AUBURN – Ford Reiche likes to turn the notion of “entrepreneur” on its head, noting that he’s been risk-averse since starting Safe Handling 19 years ago.

Rather than derring-do, the industrial transporter company’s success came from a methodical path fueled by business opportunities and analysis.

“The cliche of an entrepreneur as someone who’s a risk-taker is not a new one,” said Reiche, the keynote speaker at the fifth annual Entrepreneur’s Summit. “They’re regarded as high-fliers, opportunistic, living on the edge and associated with a high failure rate.

“That didn’t make sense and it’s not how I approach business opportunities,” he said. “Everything we do is geared toward avoiding risk.”

That philosophy and a four-step process has guided the company from its meager 3-acre site and 280 orders per month to the state’s largest rail-to-truck transporter on 250 acres, with 1,800 monthly orders and $1.5 million in monthly revenue.

Not that there wasn’t a little bluster at first. Reiche recalled when he negotiated with ConAgra on behalf of his first client, Lepage Bakeries, he was working from a home office set up in a horse barn.
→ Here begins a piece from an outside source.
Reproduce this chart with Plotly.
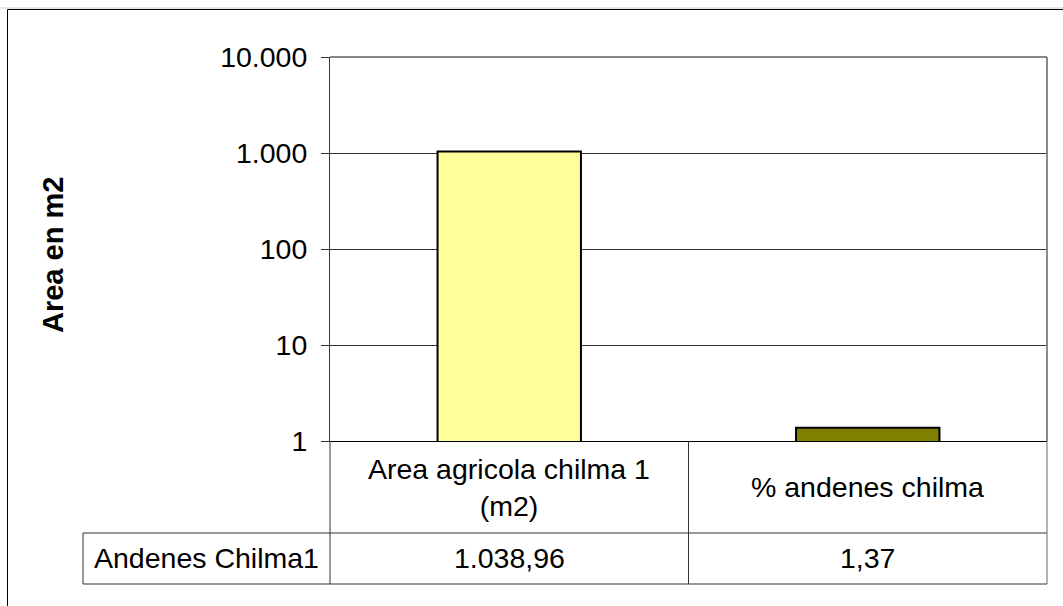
import plotly.graph_objects as go

categories = ["Area agricola chilma 1 (m2)", "% andenes chilma"]
category_labels = ["Area agricola chilma 1<br>(m2)", "% andenes chilma"]
series_name = "Andenes Chilma1"
values = [1038.96, 1.37]
bar_colors = ["#FFFF99", "#808000"]
tick_vals = [1, 10, 100, 1000, 10000]
tick_text = ["1", "10", "100", "1.000", "10.000"]
y_title = "Area en m2"

W, H = 1063, 606
L, R, T, B = 330, 1047, 57, 441
pw, ph = R - L, B - T


def px(x):
    return (x - L) / pw


def py(y):
    return (B - y) / ph


def es_fmt(v):
    s = f"{v:,.2f}"
    return s.replace(",", "X").replace(".", ",").replace("X", ".")


FONT = "Liberation Sans, Arial, sans-serif"
FS = 28.5

fig = go.Figure()
fig.add_trace(go.Bar(
    x=categories, y=values, width=0.4,
    marker=dict(color=bar_colors, line=dict(color="black", width=2)),
    name=series_name, showlegend=False,
))

shapes = []
line_dark = dict(color="#333333", width=1)
# table lines
shapes.append(dict(type="line", xref="paper", yref="paper", x0=px(83), x1=1, y0=py(533), y1=py(533), line=line_dark))
shapes.append(dict(type="line", xref="paper", yref="paper", x0=px(83), x1=1, y0=py(584), y1=py(584), line=line_dark))
shapes.append(dict(type="line", xref="paper", yref="paper", x0=px(83), x1=px(83), y0=py(533), y1=py(584), line=line_dark))
shapes.append(dict(type="line", xref="paper", yref="paper", x0=0, x1=0, y0=py(441), y1=py(584), line=line_dark))
shapes.append(dict(type="line", xref="x", yref="paper", x0=0.5, x1=0.5, y0=py(441), y1=py(584), line=line_dark))
shapes.append(dict(type="line", xref="paper", yref="paper", x0=1, x1=1, y0=py(441), y1=py(584), line=dict(color="#666666", width=1)))
# plot area border (top/right gray)
shapes.append(dict(type="line", xref="paper", yref="paper", x0=0, x1=1, y0=1, y1=1, line=dict(color="#888888", width=2)))
shapes.append(dict(type="line", xref="paper", yref="paper", x0=1, x1=1, y0=0, y1=1, line=dict(color="#888888", width=2)))
# chart outer border
shapes.append(dict(type="line", xref="paper", yref="paper", x0=px(0), x1=px(W + 5), y0=py(8), y1=py(8), line=dict(color="#cccccc", width=1)))
shapes.append(dict(type="line", xref="paper", yref="paper", x0=px(7.5), x1=px(W + 5), y0=py(9.5), y1=py(9.5), line=dict(color="black", width=1)))
shapes.append(dict(type="line", xref="paper", yref="paper", x0=px(7.5), x1=px(7.5), y0=py(9.5), y1=py(H + 5), line=dict(color="black", width=1)))

annotations = []
for cat, lab, v in zip(categories, category_labels, values):
    annotations.append(dict(x=cat, xref="x", yref="paper", y=py(487), text=lab, showarrow=False,
                            xanchor="center", yanchor="middle",
                            font=dict(family=FONT, size=FS, color="black"), align="center"))
    annotations.append(dict(x=cat, xref="x", yref="paper", y=py(558), text=es_fmt(v), showarrow=False,
                            xanchor="center", yanchor="middle",
                            font=dict(family=FONT, size=FS, color="black")))
annotations.append(dict(x=px(206), xref="paper", yref="paper", y=py(558), text=series_name, showarrow=False,
                        xanchor="center", yanchor="middle",
                        font=dict(family=FONT, size=FS, color="black")))
annotations.append(dict(x=px(53), xref="paper", yref="paper", y=py(255), text="<b>" + y_title + "</b>",
                        textangle=-90, showarrow=False, xanchor="center", yanchor="middle",
                        font=dict(family=FONT, size=29, color="black")))

fig.update_layout(
    width=W, height=H,
    margin=dict(l=L, r=W - R, t=T, b=H - B, pad=0),
    paper_bgcolor="white", plot_bgcolor="white",
    font=dict(family=FONT, size=FS, color="black"),
    shapes=shapes, annotations=annotations,
    bargap=0.6,
)
fig.update_xaxes(
    type="category", range=[-0.5, 1.5], showticklabels=False, ticks="",
    showline=True, linecolor="black", linewidth=1, showgrid=False, zeroline=False,
)
fig.update_yaxes(
    type="log", range=[0, 4], tickvals=tick_vals, ticktext=tick_text,
    ticks="outside", ticklen=8, tickcolor="#333333", tickwidth=1,
    showline=True, linecolor="#333333", linewidth=1,
    showgrid=True, gridcolor="#333333", gridwidth=1,
    tickfont=dict(family=FONT, size=FS, color="black"),
    ticklabelstandoff=8, zeroline=False,
)

fig.write_html("out.html")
“The horse kept making noise in the background,” Reiche said. “I tried to convince the guy it was truck noise.”

When the company purchased its 3-acre lot in Auburn with a small office on site, Reiche and his two partners put a sign on the building that said “Facility 4.”

“We wanted people to think we were big,” he said, smiling. The first three “facilities” were the owners’ houses, put up as collateral to get Safe Handling going.

Reiche’s comments resonated with Nora Irvine, a businesswoman from South Berwick, who came to the summit to learn how to grow her business, Journey Gift Bags. The company makes specialty fabric gift bags with attached 24-page mini-notebooks. The intent is to use the gift bag multiple times, with each gift-giver recording something about the occasion in the accompanying notebook.

“I like how he reformed the definition of entrepreneur,” said Irvine, who started her business 10 years ago. “I always felt uneasy. I’m not a risk-taker. I had a great idea, but am pretty risk-adverse, at least when it comes to money.”

About 60 people signed up for the summit, which pleased Chip Morrison of the Androscoggin County Chamber of Commerce, one of the sponsoring organizations.

“But I’m a little disappointed, too,” said Morrison as he surveyed the clusters of businesspeople chatting in the hallway of the Hilton Garden Inn. “I know a lot of local people who should have been here. There’s a lot to gain.”